Bernardini filme à froid une humanité qui ne l’est pourtant pas, rappelant les pratiques du Nouveau Roman : ses personnages n’ont pas de nom. Sur l’écran apparaît la tête rougie par le froid de l’homme qui travaille dehors, c’est le Jardinier numéro 1 ou le Jeune jardinier. Quelques transgressions au principe, et apparaît le Jardinier orphelin. Jamais de pathos (« Je déteste l’affectif »), mais plutôt une impression de grande distance entre l’artiste et ses personnages, qui oscillent entre consentement et manipulation. Aux limites de l’absurde, il tisse son univers étrange, saturé d’images froides et d’histoires formelles. Un manque délibéré d’humanité qui laisse la place à l’interrogation. « Peut-être est-ce la peur de vivre réellement… » Laboratoire d’expériences formelles pour un art délibérément hyperconceptuel, sa démarche répétitive et obsessionnelle voisine la thérapie. On regrette presque que l’immense potentiel de départ ne déborde pas au final sur plus de créativité. La relation aux jardiniers est pourtant personnelle : « On parle de la pluie et du beau temps, de leur famille. Je ne parle jamais de moi. Je viens d’un milieu ouvrier, je m’intéresse donc à un milieu que je connais. Je pourrais faire la même chose avec les vernissages d’expos ou des médecins dans leur cabinet mais je ne serais pas à l’aise. Le choix n’est pas neutre. Je me sens bien avec eux, on a un rapport sain et de respect. » L’habitude, le rituel deviennent des centres d’intérêt exclusifs. « J’aime insister dans un même endroit, pour capter une habitude, comme on se lève tous les matins. On mange, on baise, on fume, on regarde des films, on vit. Je fais rentrer cette habitude dans mon quotidien. »

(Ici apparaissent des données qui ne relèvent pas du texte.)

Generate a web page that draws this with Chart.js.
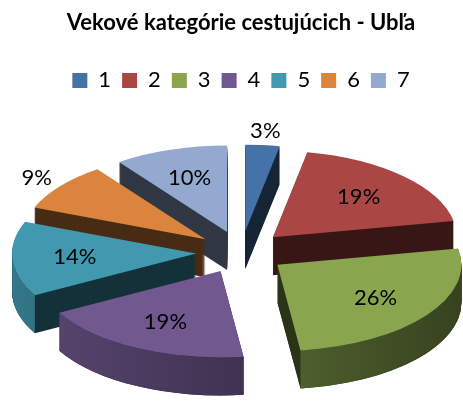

L’orientation conceptuelle de son travail facilite le discours. « On a encore des idées reçues sur l’art. L’art, c’est comment mettre en scène n’importe quelle situation. C’est la forme qui compte, et la relation entre le public et celui qui le fait. Après, on peut dire que ça ressemble à Strip-tease… Mon travail tourne autour de la question de comment représenter aujourd’hui.« Sa manière de montrer emprunte d’ailleurs toutes les directions : à Overgaden, pour l’exposition « Pinpoint », il évacue histoires et textes pour accrocher des dessins de jardiniers au marqueur noir sur les murs ; à Nantes, le visiteur est convié à démarrer une machine d’où sortiront trois histoires racontées par l’artiste. En Suisse, il montre ses vidéos dans une salle de cinéma. A Paris, il investit les cabines téléphoniques via le 3672 où l’auditeur peut écouter sept jours sur sept les histoires du parc municipal Bellevue et, dernière opération en date, la bouche de métro République qui sera dès la rentrée le lieu de rendez-vous pour des histoires à un rythme hebdomadaire durant toute la durée de l’exposition.